▶ [Data block]:
--- --- ---
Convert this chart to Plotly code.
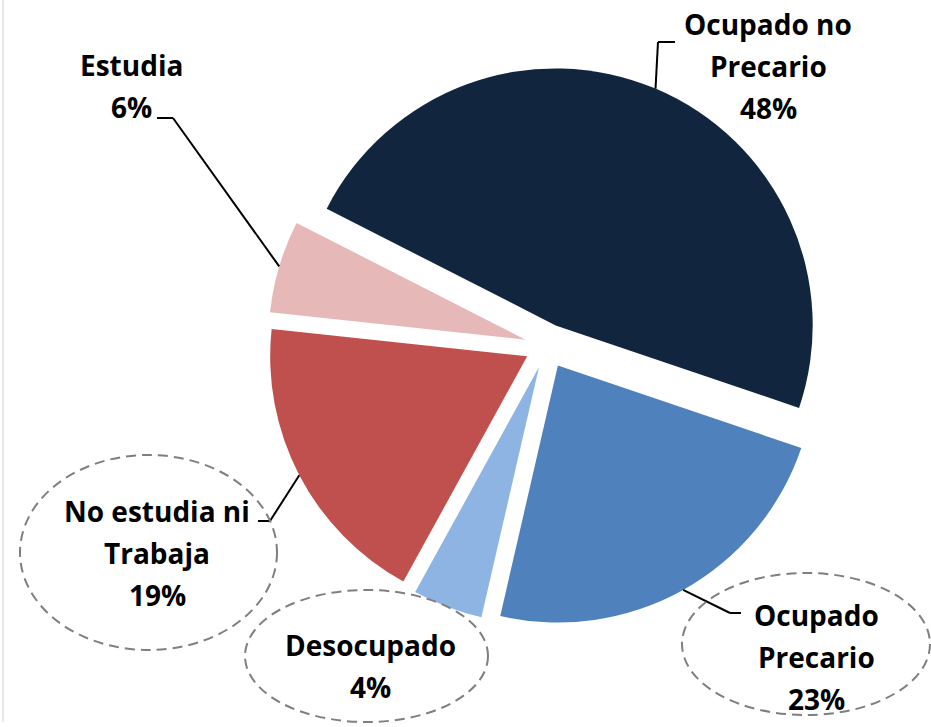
import math
import plotly.graph_objects as go

# ---------------- data ----------------
categories = ["Ocupado no Precario", "Ocupado Precario", "Desocupado",
              "No estudia ni Trabaja", "Estudia"]
values = [47.7, 23.4, 4.4, 18.7, 5.8]   # shares (labels rounded)
label_lines = [["Ocupado no", "Precario"], ["Ocupado", "Precario"], ["Desocupado"],
               ["No estudia ni", "Trabaja"], ["Estudia"]]
colors = ["#12253F", "#4F81BD", "#8DB4E2", "#C0504D", "#E6B9B8"]

# ---------------- layout constants (pixels) ----------------
W, H = 931, 727
CX, CY = 547, 346        # pie centre
R = 257                  # pie radius
PULL = 0.087             # explode fraction
ROT = 297                # start angle (deg, clockwise from 12 o'clock)
FONT = dict(family="Open Sans", size=28, color="#000000", weight="bold")
LINE_H = 42

# label block centres, leader elbows/ends, ellipses
label_pos = {0: (768, 66), 1: (816, 657), 2: (370, 666), 3: (157, 553), 4: (131, 86)}
leader_pts = {0: [(658, 42), (675, 42)],
              1: [(730, 613), (741, 613)],
              3: [(270, 521), (258, 521)],
              4: [(173, 118), (157, 118)]}
ellipses = {1: (682, 930, 573, 715), 2: (245, 488, 590, 722), 3: (20, 277, 455, 650)}


def px(x, y):
    return x / W, 1 - y / H


full = R * (1 + PULL)
fig = go.Figure(go.Pie(
    labels=categories, values=values, sort=False, direction="clockwise",
    rotation=ROT, pull=[PULL] * len(values),
    marker=dict(colors=colors, line=dict(width=0)),
    textinfo="none", hoverinfo="label+percent",
    domain=dict(x=[(CX - full) / W, (CX + full) / W],
                y=[1 - (CY + full) / H, 1 - (CY - full) / H]),
    showlegend=False,
))

shapes = []
annotations = []
total = sum(values)
cum = 0
for i, v in enumerate(values):
    a0 = ROT + 360 * cum / total
    a1 = ROT + 360 * (cum + v) / total
    cum += v
    mid = math.radians((a0 + a1) / 2)
    # slice centre after explode
    sx = CX + R * PULL * math.sin(mid)
    sy = CY - R * PULL * math.cos(mid)
    ax = sx + R * math.sin(mid)
    ay = sy - R * math.cos(mid)
    if i in leader_pts:
        pts = [(ax, ay)] + leader_pts[i]
        for (x0, y0), (x1, y1) in zip(pts[:-1], pts[1:]):
            X0, Y0 = px(x0, y0)
            X1, Y1 = px(x1, y1)
            shapes.append(dict(type="line", xref="paper", yref="paper",
                               x0=X0, y0=Y0, x1=X1, y1=Y1,
                               line=dict(color="#000000", width=2)))
    if i in ellipses:
        ex0, ex1, ey0, ey1 = ellipses[i]
        X0, Y0 = px(ex0, ey1)
        X1, Y1 = px(ex1, ey0)
        shapes.append(dict(type="circle", xref="paper", yref="paper",
                           x0=X0, y0=Y0, x1=X1, y1=Y1,
                           line=dict(color="#7F7F7F", width=2, dash="10px,6px")))
    lines = label_lines[i] + [f"{round(v / total * 100)}%"]
    bx, by = label_pos[i]
    n = len(lines)
    for k, t in enumerate(lines):
        ly = by + (k - (n - 1) / 2) * LINE_H
        X, Y = px(bx, ly)
        annotations.append(dict(text=t, x=X, y=Y, xref="paper", yref="paper",
                                xanchor="center", yanchor="middle",
                                showarrow=False, font=FONT))

# left chart-area border
X0, Y0 = px(3, 0)
X1, Y1 = px(3, 722)
shapes.append(dict(type="line", xref="paper", yref="paper", x0=X0, y0=Y0, x1=X1, y1=Y1,
                   line=dict(color="#D0D0D0", width=1)))

fig.update_layout(width=W, height=H, margin=dict(l=0, r=0, t=0, b=0),
                  paper_bgcolor="white", plot_bgcolor="white",
                  shapes=shapes, annotations=annotations)

fig.write_html("out.html", config={"displayModeBar": False},
               post_script="document.body.style.margin='0';")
--- --- ---
▶ [What the task requires]:
Set the lines above down again, word for word, from the first through the one containing "import plotly.graph_objects as go"; pictures excluded.

▶ [Finished exercise]:
Convert this chart to Plotly code.
import math
import plotly.graph_objects as go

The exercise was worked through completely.